Risiko Sicks Building Syndrome (SBS) pada Pegawai dan Keadaan Lingkungan Fisik Ruang Perkantoran Balai Besar Pelatihan Kesehatan (BBPK) Ciloto
Abstract
Abstract: This study was conducted to determine the risk of Sick Building Syndrome (SBS) in employees and how the physical environment of the BBPK Ciloto office space. This research method is a descriptive study with a frequency distribution analysis approach. Collecting data through questionnaires and measuring the physical environment of the workspace. The population were all employees in the office of BBPK Ciloto, while the sample was employees who worked in the room for 4-8 hours. Characteristics of respondents who have complaints of Sick Building Syndrome (SBS) are as follows: the age of most of the respondents is ≥45 years, the majority are male, and the period of work in the room occupied is mostly ≥5 years. The most common complaints are itchy nose, neck stiffness and tingling, tingling in the fingers, fatigue, tiredness, red eyes, sore eyes, and stomach pain. The measurement results show that; the temperature in each workspace is in accordance with the standard; air humidity is generally above the standard value; lighting in most workspaces is subpar; and ventilation in general is still below standard. Recommendations for institution should carry out for controlling both control of elimination, substitution, engineering, administration, and provision of Personal Protective Equipment (PPE).

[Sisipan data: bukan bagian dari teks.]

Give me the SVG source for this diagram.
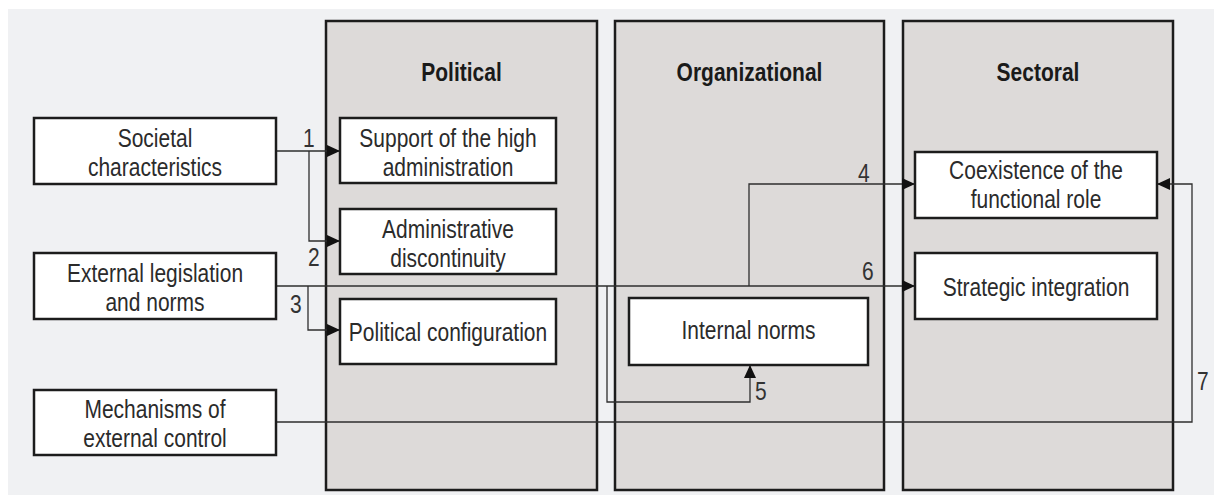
<svg xmlns="http://www.w3.org/2000/svg" width="1214" height="495" viewBox="0 0 1214 495">
  <style>
    .bg { fill: #f0f1f3; }
    .panel { fill: #dddad9; stroke: #1c1c1c; stroke-width: 2.5; }
    .box { fill: #ffffff; stroke: #1c1c1c; stroke-width: 2.5; }
    .t { font-family: 'Liberation Sans', Arial, sans-serif; font-size: 25px; fill: #2b2b2b; text-anchor: middle; }
    .title { font-weight: bold; fill: #1a1a1a; }
    .num { text-anchor: start; fill: #333333; }
    .wire { fill: none; stroke: #2e2e2e; stroke-width: 1.3; }
  </style>
  <defs>
    <marker id="arrow" markerUnits="userSpaceOnUse" markerWidth="13" markerHeight="12" refX="13" refY="6" orient="auto">
      <path d="M0,0 L13,6 L0,12 z" fill="#111111"/>
    </marker>
  </defs>

  <rect class="bg" x="8" y="9" width="1206" height="486"/>

  <!-- columns (text is set in a condensed cut: scale 0.84 horizontally) -->
  <g id="col-political">
    <rect class="panel" x="326" y="21" width="271" height="469"/>
    <text class="t title" transform="translate(461.5 81) scale(0.84 1)">Political</text>
  </g>
  <g id="col-organizational">
    <rect class="panel" x="615" y="21" width="269" height="469"/>
    <text class="t title" transform="translate(749.5 81) scale(0.84 1)">Organizational</text>
  </g>
  <g id="col-sectoral">
    <rect class="panel" x="903" y="21" width="270" height="469"/>
    <text class="t title" transform="translate(1038 81) scale(0.84 1)">Sectoral</text>
  </g>

  <!-- connectors -->
  <g id="connectors">
    <path class="wire" d="M276,151 H340" marker-end="url(#arrow)"/>
    <path class="wire" d="M309,151 V241 H340" marker-end="url(#arrow)"/>
    <path class="wire" d="M276,286 H915" marker-end="url(#arrow)"/>
    <path class="wire" d="M308,286 V330 H340" marker-end="url(#arrow)"/>
    <path class="wire" d="M607,286 V402 H750 V365" marker-end="url(#arrow)"/>
    <path class="wire" d="M749,286 V184 H915" marker-end="url(#arrow)"/>
    <path class="wire" d="M276,422 H1192 V184 H1157" marker-end="url(#arrow)"/>
    <text class="t num" transform="translate(303 147) scale(0.84 1)">1</text>
    <text class="t num" transform="translate(308 266) scale(0.84 1)">2</text>
    <text class="t num" transform="translate(290 313) scale(0.84 1)">3</text>
    <text class="t num" transform="translate(858 182) scale(0.84 1)">4</text>
    <text class="t num" transform="translate(755 400) scale(0.84 1)">5</text>
    <text class="t num" transform="translate(862 280) scale(0.84 1)">6</text>
    <text class="t num" transform="translate(1197 390) scale(0.84 1)">7</text>
  </g>

  <!-- external factors -->
  <g id="societal">
    <rect class="box" x="34" y="118" width="242" height="66"/>
    <text class="t" transform="translate(155 147) scale(0.84 1)">Societal</text>
    <text class="t" transform="translate(155 176) scale(0.84 1)">characteristics</text>
  </g>
  <g id="legislation">
    <rect class="box" x="34" y="253" width="242" height="66"/>
    <text class="t" transform="translate(155 282) scale(0.84 1)">External legislation</text>
    <text class="t" transform="translate(155 311) scale(0.84 1)">and norms</text>
  </g>
  <g id="control">
    <rect class="box" x="34" y="390" width="242" height="65"/>
    <text class="t" transform="translate(155 418) scale(0.84 1)">Mechanisms of</text>
    <text class="t" transform="translate(155 447) scale(0.84 1)">external control</text>
  </g>

  <!-- political factors -->
  <g id="support">
    <rect class="box" x="340" y="118" width="216" height="65"/>
    <text class="t" transform="translate(448 147) scale(0.84 1)">Support of the high</text>
    <text class="t" transform="translate(448 176) scale(0.84 1)">administration</text>
  </g>
  <g id="discontinuity">
    <rect class="box" x="340" y="209" width="216" height="65"/>
    <text class="t" transform="translate(448 238) scale(0.84 1)">Administrative</text>
    <text class="t" transform="translate(448 267) scale(0.84 1)">discontinuity</text>
  </g>
  <g id="configuration">
    <rect class="box" x="340" y="299" width="216" height="65"/>
    <text class="t" transform="translate(448 341) scale(0.84 1)">Political configuration</text>
  </g>

  <!-- organizational factors -->
  <g id="internal-norms">
    <rect class="box" x="629" y="298" width="239" height="67"/>
    <text class="t" transform="translate(748.5 339) scale(0.84 1)">Internal norms</text>
  </g>

  <!-- sectoral factors -->
  <g id="coexistence">
    <rect class="box" x="915" y="152" width="242" height="66"/>
    <text class="t" transform="translate(1036 179) scale(0.84 1)">Coexistence of the</text>
    <text class="t" transform="translate(1036 208) scale(0.84 1)">functional role</text>
  </g>
  <g id="integration">
    <rect class="box" x="915" y="253" width="242" height="66"/>
    <text class="t" transform="translate(1036 296) scale(0.84 1)">Strategic integration</text>
  </g>
</svg>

Abstrak: Tujuan penelitian ini adalah untuk mengetahui risiko Sick Building Syndrome (SBS) pada pegawai dan bagaimana keadaan lingkungan fisik ruang perkantoran BBPK Ciloto. Metode penelitian ini merupakan penelitian deskriptif dengan pendekatan kuantitatif analisa distribusi frekuensi. Pengumpulan data dilakukan dengan menyebarkan kuesioner dan pengukuran lingkungan fisik ruang kerja. Populasi pada penelitian ini adalah seluruh pegawai di ruang perkantoran BBPK Ciloto, sedangkan sampelnya adalah pegawai yang bekerja dalam ruangan selama 4-8 jam. Karakteristik responden yang mengalami keluhan Sick Building Syndrome (SBS) sebagai berikut: usia responden sebagian besar ≥45 tahun, mayoritas berjenis kelamin laki-laki, dan masa kerja di ruangan yang ditempati saat ini sebagian besar ≥5 tahun. Keluhan yang paling sering dirasakan adalah hidung gatal, hidung berair, pegal dan kaku pada leher, kesemutan pada jari-jari tangan, kelelahan, mengantuk, mata merah, mata pedih, dan sakit perut. Hasil pengukuran menunjukkan bahwa: suhu pada tiap ruang kerja responden sesuai standar; kelembaban udara pada umumnya di atas nilai standar; pencahayaan pada sebagian besar ruang kerja masih di bawah standar; dan ventilasi pada umumnya masih di bawah standar. Rekomendasi untuk institusi sebaiknya melakukan pengendalian risiko baik pengendalian eliminasi, substitusi, rekayasa teknik, administrasi, maupun penyediaan Alat Pelindung Diri (APD).
References
Aditama, T. Y., & Andarini, S. L. (2002). Sick building syndrome. Medical Journal of Indonesia, 11(2), 124-31
Aryadni, E., Juanda, J., & Santoso, I. (2019). Faktor Fisik dan Biologi dengan Keluhan Sick Building Syndrome. JURNAL KESEHATAN LINGKUNGAN: Jurnal dan Aplikasi Teknik Kesehatan Lingkungan, 15(2), 673-678
Ayu,L. Budiastutik, I, Trisnawati, E. 2017. Hubungan Antara Suhu, Kelembaban Dan Jumlah Bakteri Di Udara Pada Ruangan Ber-AC Dengan Sick Building Sindrome (SBS) Pada Karyawan PT. Alas Kusuma Group. Kabupaten Kubu Raya
Fauzi, M. (2015). Hubungan Faktor Fisik, Biologi Dan Karakteristik Individu Dengan Kejadian Sick Building Syndrome Pada Pegawai Di Gedung Pandanaran Kota Semarang (Doctoral dissertation, Universitas Negeri Semarang)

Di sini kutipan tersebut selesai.